The history of Rule 43 is also informative. The advisory committee notes to the 1995 amendments to Rule 43 state:
The revisions to Rule 43 focus on two areas. First, the amendments make clear that a defendant who, initially present at trial or who has entered a plea of guilty or contendere, but who voluntarily flees before sentencing, may nonetheless be sentences in absentia. . . . ....
Subdivision (b). The chances in subdivision (b) are intended to remedy the situation where a defendant voluntarily flees before sentence is imposed. Without the amendment, it is doubtful that a court could sentence a defendant who had been present during the entire trial but flees before sentencing. Delay in conducting the sentencing hearing under such circumstances may result in difficulty later in gathering and presenting the evidence necessary to formulate a guideline sentence.Fed. R. Crim. P. 43 advisory committee's note to 1995 amendment (emphasis added). As another district court explained, the advisory committee notes reveal that Rule 43(c)(1)(B) was “intended, not to allow a defendant to execute an express waiver of presence, but instead to allow sentencing in absentia when a defendant ‘voluntarily flees before sentencing.'” See United States v. Walker, No. 15-2846, 2016 U.S. Dist. LEXIS 139361, at *10-11 (D.N.M. Oct. 6, 2016). The Court agrees that the drafters almost certainly intended that “voluntary absent” refer to defendants who abscond in order to obstruct their sentencing. Again, had the drafters intended to permit voluntary waiver by written consent under Rule 43(c)(1)(B), they would have used the same precise language found in Rule 43(b)(2).

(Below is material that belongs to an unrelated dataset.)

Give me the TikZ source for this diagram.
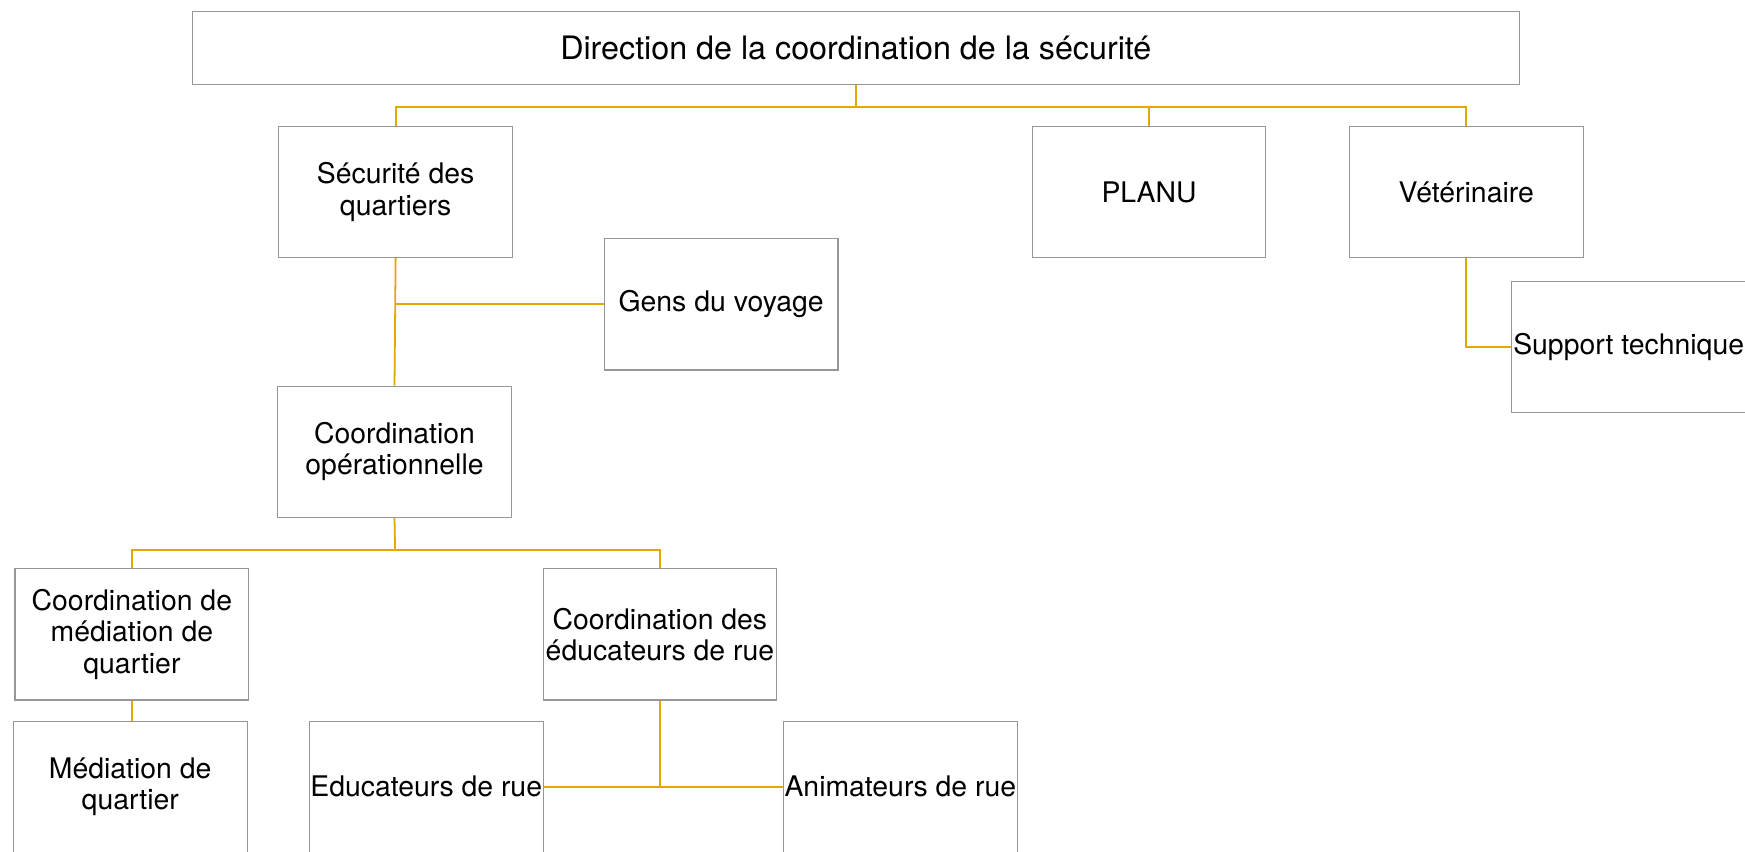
\documentclass[tikz,border=0pt]{standalone}
\usepackage{fontspec}
\setmainfont{TeX Gyre Heros}
\definecolor{conn}{RGB}{224,168,0}
\definecolor{boxline}{RGB}{150,150,150}
\begin{document}
\begin{tikzpicture}[x=1pt,y=-1pt,
  box/.style={draw=boxline,line width=1pt,fill=white,minimum width=210pt,minimum height=118pt,
    inner sep=1pt,align=center,font=\fontsize{25.5}{28}\selectfont},
  link/.style={draw=conn,line width=1.6pt}]
\useasboundingbox (0,0) rectangle (1568,765);
\node[box,minimum width=1192pt,minimum height=66pt,font=\fontsize{29}{32}\selectfont] (top) at (769,43) {Direction de la coordination de la sécurité};
\node[box] (sec) at (355.5,172.5) {Sécurité des\\quartiers};
\node[box] (planu) at (1032.5,172.5) {PLANU};
\node[box] (vet) at (1317.5,172.5) {Vétérinaire};
\node[box] (gens) at (648,273.5) {Gens du voyage};
\node[box] (sup) at (1463.5,312) {Support technique};
\node[box] (coord) at (354.5,406) {Coordination\\opérationnelle};
\node[box] (cmed) at (118.5,570) {Coordination de\\médiation de\\quartier};
\node[box] (cedu) at (593,570) {Coordination des\\éducateurs de rue};
\node[box] (med) at (117,707) {Médiation de\\quartier};
\node[box] (edr) at (383,707) {Educateurs de rue};
\node[box] (anim) at (809,707) {Animateurs de rue};
\coordinate (bus1) at (769,96);
\coordinate (bus2) at (355,494);
\draw[link] (top.south) -- (bus1);
\draw[link] (sec.north) |- (bus1);
\draw[link] (planu.north) |- (bus1);
\draw[link] (vet.north) |- (bus1);
\draw[link] (sec.south) -- (coord.north);
\draw[link] (gens.west) -- (gens.west -| sec.south);
\draw[link] (vet.south) |- (sup.west);
\draw[link] (coord.south) -- (bus2);
\draw[link] (cmed.north) |- (bus2);
\draw[link] (cedu.north) |- (bus2);
\draw[link] (cmed.south) -- (cmed.south |- med.north);
\draw[link] (cedu.south) -- (cedu.south |- edr.east);
\draw[link] (edr.east) -- (anim.west);
\end{tikzpicture}
\end{document}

For these reasons, the Court does not read Rule 43(c)(1)(B) to permit voluntary waiver of appearance at sentencing through written consent.
III
Accordingly, and the Court being otherwise sufficiently advised, it is hereby ORDERED as follows:
1. The Defendant's Motion to Appear by Video Conference [R. 366] is DENIED; and
2. The Defendant's Alternative Request to Waive Appearance at Sentencing [R. 374] is DENIED.